REQUIRED TASK: Write out the data below exactly as given, without any of its pictures.

— Start DATA SHOWN —

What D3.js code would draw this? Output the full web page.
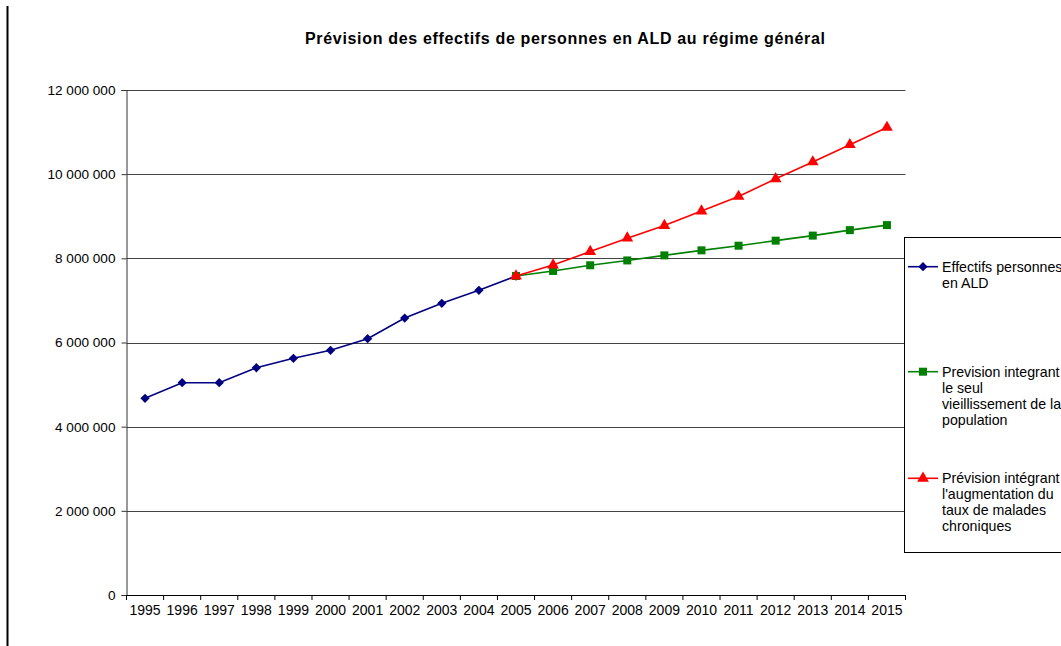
<!DOCTYPE html>
<html><head><meta charset="utf-8">
<script src="https://cdn.jsdelivr.net/npm/d3@7"></script>
<style>body{margin:0;background:#fff}svg{display:block}text{font-family:"Liberation Sans",Arial,sans-serif}</style>
</head><body>
<svg id="c" width="1061" height="646"></svg>
<script>
const years = ["1995","1996","1997","1998","1999","2000","2001","2002","2003","2004","2005","2006","2007","2008","2009","2010","2011","2012","2013","2014","2015"];
const effectifs = [4674000,5045000,5045000,5400000,5625000,5815000,6090000,6580000,6930000,7240000,7580000];
const effectifsYears = years.slice(0,11);
const previsionVieillissement = [7580000,7700000,7835000,7950000,8070000,8190000,8300000,8420000,8540000,8670000,8790000];
const previsionTaux = [7580000,7840000,8160000,8480000,8780000,9125000,9470000,9890000,10290000,10700000,11110000];
const forecastYears = years.slice(10);
const yTicks = [0,2000000,4000000,6000000,8000000,10000000,12000000];
const title = "Prévision des effectifs de personnes en ALD au régime général";
const legendItems = [
  {lines:["Effectifs personnes","en ALD"], color:"#000080", shape:"diamond"},
  {lines:["Prevision integrant","le seul","vieillissement de la","population"], color:"#008000", shape:"square"},
  {lines:["Prévision intégrant","l'augmentation du","taux de malades","chroniques"], color:"#ff0000", shape:"triangle"}
];

const svg = d3.select("#c");
const L=126.5, R=905.5, T=90, B=595;
const x = d3.scaleBand().domain(years).range([L,R]);
const y = d3.scaleLinear().domain([0,12000000]).range([B,T]);
const fmt = v => d3.format(",")(v).replace(/,/g," ");

// left border line
svg.append("line").attr("x1",7.5).attr("x2",7.5).attr("y1",6).attr("y2",646).attr("stroke","#000").attr("stroke-width",2);

// gridlines
svg.append("g").selectAll("line").data(yTicks.filter(d=>d>0)).join("line")
  .attr("x1",L).attr("x2",R).attr("y1",d=>Math.round(y(d))+0.5).attr("y2",d=>Math.round(y(d))+0.5)
  .attr("stroke","#444").attr("stroke-width",1);

// y axis
const ya = svg.append("g").attr("transform",`translate(${L},0)`)
  .call(d3.axisLeft(y).tickValues(yTicks).tickFormat(fmt).tickSize(5).tickPadding(6));
ya.selectAll("text").attr("font-size",13.6).attr("fill","#000").style("font-family","'Liberation Sans',Arial,sans-serif");
ya.selectAll("line,path").attr("stroke","#333");

// x axis
const xa = svg.append("g").attr("transform",`translate(0,${B})`)
  .call(d3.axisBottom(x).tickSize(0).tickPadding(10));
xa.selectAll("text").attr("font-size",14).attr("fill","#000").style("font-family","'Liberation Sans',Arial,sans-serif");
xa.select("path").attr("stroke","#000");
xa.append("g").selectAll("line").data(d3.range(years.length+1)).join("line")
  .attr("x1",i=>L+i*x.step()).attr("x2",i=>L+i*x.step()).attr("y1",0).attr("y2",5).attr("stroke","#000");

const cx = d => x(d)+x.bandwidth()/2;
const line = d3.line().x(d=>cx(d[0])).y(d=>y(d[1]));
const symbolFor = shape => shape==="diamond"? d3.symbol().type(d3.symbolDiamond2).size(55)
            : shape==="square"? d3.symbol().type(d3.symbolSquare).size(64)
            : d3.symbol().type(d3.symbolTriangle).size(60);

function drawSeries(ys, vals, color, shape){
  const data = ys.map((yr,i)=>[yr,vals[i]]);
  svg.append("path").datum(data).attr("d",line).attr("fill","none").attr("stroke",color).attr("stroke-width",1.6);
  svg.append("g").selectAll("path").data(data).join("path")
    .attr("transform",d=>`translate(${cx(d[0])},${y(d[1])})`).attr("d",symbolFor(shape)).attr("fill",color);
}
drawSeries(effectifsYears, effectifs, "#000080", "diamond");
drawSeries(forecastYears, previsionVieillissement, "#008000", "square");
drawSeries(forecastYears, previsionTaux, "#ff0000", "triangle");

// title
svg.append("text").attr("x",565).attr("y",44).attr("text-anchor","middle").attr("font-size",16)
  .attr("font-weight","bold").attr("textLength",520).attr("lengthAdjust","spacing").text(title);

// legend
svg.append("rect").attr("x",904.5).attr("y",237.5).attr("width",170).attr("height",315).attr("fill","#fff").attr("stroke","#000");
const legY = [266.7, 371.7, 478.3];
legendItems.forEach((it,i)=>{
  const g = svg.append("g").attr("transform",`translate(0,${legY[i]})`);
  g.append("line").attr("x1",908).attr("x2",938).attr("y1",0).attr("y2",0).attr("stroke",it.color).attr("stroke-width",1.6);
  g.append("path").attr("transform","translate(923,0)").attr("d",symbolFor(it.shape)).attr("fill",it.color);
  const t = g.append("text").attr("x",942).attr("y",5).attr("font-size",14.2);
  it.lines.forEach((ln,j)=>t.append("tspan").attr("x",942).attr("dy",j===0?0:16).text(ln));
});
</script>
</body></html>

— End DATA SHOWN —

EXERCISE SOLUTION:
What D3.js code would draw this? Output the full web page.
<!DOCTYPE html>
<html><head><meta charset="utf-8">
<script src="https://cdn.jsdelivr.net/npm/d3@7"></script>
<style>body{margin:0;background:#fff}svg{display:block}text{font-family:"Liberation Sans",Arial,sans-serif}</style>
</head><body>
<svg id="c" width="1061" height="646"></svg>
<script>
const years = ["1995","1996","1997","1998","1999","2000","2001","2002","2003","2004","2005","2006","2007","2008","2009","2010","2011","2012","2013","2014","2015"];
const effectifs = [4674000,5045000,5045000,5400000,5625000,5815000,6090000,6580000,6930000,7240000,7580000];
const effectifsYears = years.slice(0,11);
const previsionVieillissement = [7580000,7700000,7835000,7950000,8070000,8190000,8300000,8420000,8540000,8670000,8790000];
const previsionTaux = [7580000,7840000,8160000,8480000,8780000,9125000,9470000,9890000,10290000,10700000,11110000];
const forecastYears = years.slice(10);
const yTicks = [0,2000000,4000000,6000000,8000000,10000000,12000000];
const title = "Prévision des effectifs de personnes en ALD au régime général";
const legendItems = [
  {lines:["Effectifs personnes","en ALD"], color:"#000080", shape:"diamond"},
  {lines:["Prevision integrant","le seul","vieillissement de la","population"], color:"#008000", shape:"square"},
  {lines:["Prévision intégrant","l'augmentation du","taux de malades","chroniques"], color:"#ff0000", shape:"triangle"}
];

const svg = d3.select("#c");
const L=126.5, R=905.5, T=90, B=595;
const x = d3.scaleBand().domain(years).range([L,R]);
const y = d3.scaleLinear().domain([0,12000000]).range([B,T]);
const fmt = v => d3.format(",")(v).replace(/,/g," ");

// left border line
svg.append("line").attr("x1",7.5).attr("x2",7.5).attr("y1",6).attr("y2",646).attr("stroke","#000").attr("stroke-width",2);

// gridlines
svg.append("g").selectAll("line").data(yTicks.filter(d=>d>0)).join("line")
  .attr("x1",L).attr("x2",R).attr("y1",d=>Math.round(y(d))+0.5).attr("y2",d=>Math.round(y(d))+0.5)
  .attr("stroke","#444").attr("stroke-width",1);

// y axis
const ya = svg.append("g").attr("transform",`translate(${L},0)`)
  .call(d3.axisLeft(y).tickValues(yTicks).tickFormat(fmt).tickSize(5).tickPadding(6));
ya.selectAll("text").attr("font-size",13.6).attr("fill","#000").style("font-family","'Liberation Sans',Arial,sans-serif");
ya.selectAll("line,path").attr("stroke","#333");

// x axis
const xa = svg.append("g").attr("transform",`translate(0,${B})`)
  .call(d3.axisBottom(x).tickSize(0).tickPadding(10));
xa.selectAll("text").attr("font-size",14).attr("fill","#000").style("font-family","'Liberation Sans',Arial,sans-serif");
xa.select("path").attr("stroke","#000");
xa.append("g").selectAll("line").data(d3.range(years.length+1)).join("line")
  .attr("x1",i=>L+i*x.step()).attr("x2",i=>L+i*x.step()).attr("y1",0).attr("y2",5).attr("stroke","#000");

const cx = d => x(d)+x.bandwidth()/2;
const line = d3.line().x(d=>cx(d[0])).y(d=>y(d[1]));
const symbolFor = shape => shape==="diamond"? d3.symbol().type(d3.symbolDiamond2).size(55)
            : shape==="square"? d3.symbol().type(d3.symbolSquare).size(64)
            : d3.symbol().type(d3.symbolTriangle).size(60);

function drawSeries(ys, vals, color, shape){
  const data = ys.map((yr,i)=>[yr,vals[i]]);
  svg.append("path").datum(data).attr("d",line).attr("fill","none").attr("stroke",color).attr("stroke-width",1.6);
  svg.append("g").selectAll("path").data(data).join("path")
    .attr("transform",d=>`translate(${cx(d[0])},${y(d[1])})`).attr("d",symbolFor(shape)).attr("fill",color);
}
drawSeries(effectifsYears, effectifs, "#000080", "diamond");
drawSeries(forecastYears, previsionVieillissement, "#008000", "square");
drawSeries(forecastYears, previsionTaux, "#ff0000", "triangle");

// title
svg.append("text").attr("x",565).attr("y",44).attr("text-anchor","middle").attr("font-size",16)
  .attr("font-weight","bold").attr("textLength",520).attr("lengthAdjust","spacing").text(title);

// legend
svg.append("rect").attr("x",904.5).attr("y",237.5).attr("width",170).attr("height",315).attr("fill","#fff").attr("stroke","#000");
const legY = [266.7, 371.7, 478.3];
legendItems.forEach((it,i)=>{
  const g = svg.append("g").attr("transform",`translate(0,${legY[i]})`);
  g.append("line").attr("x1",908).attr("x2",938).attr("y1",0).attr("y2",0).attr("stroke",it.color).attr("stroke-width",1.6);
  g.append("path").attr("transform","translate(923,0)").attr("d",symbolFor(it.shape)).attr("fill",it.color);
  const t = g.append("text").attr("x",942).attr("y",5).attr("font-size",14.2);
  it.lines.forEach((ln,j)=>t.append("tspan").attr("x",942).attr("dy",j===0?0:16).text(ln));
});
</script>
</body></html>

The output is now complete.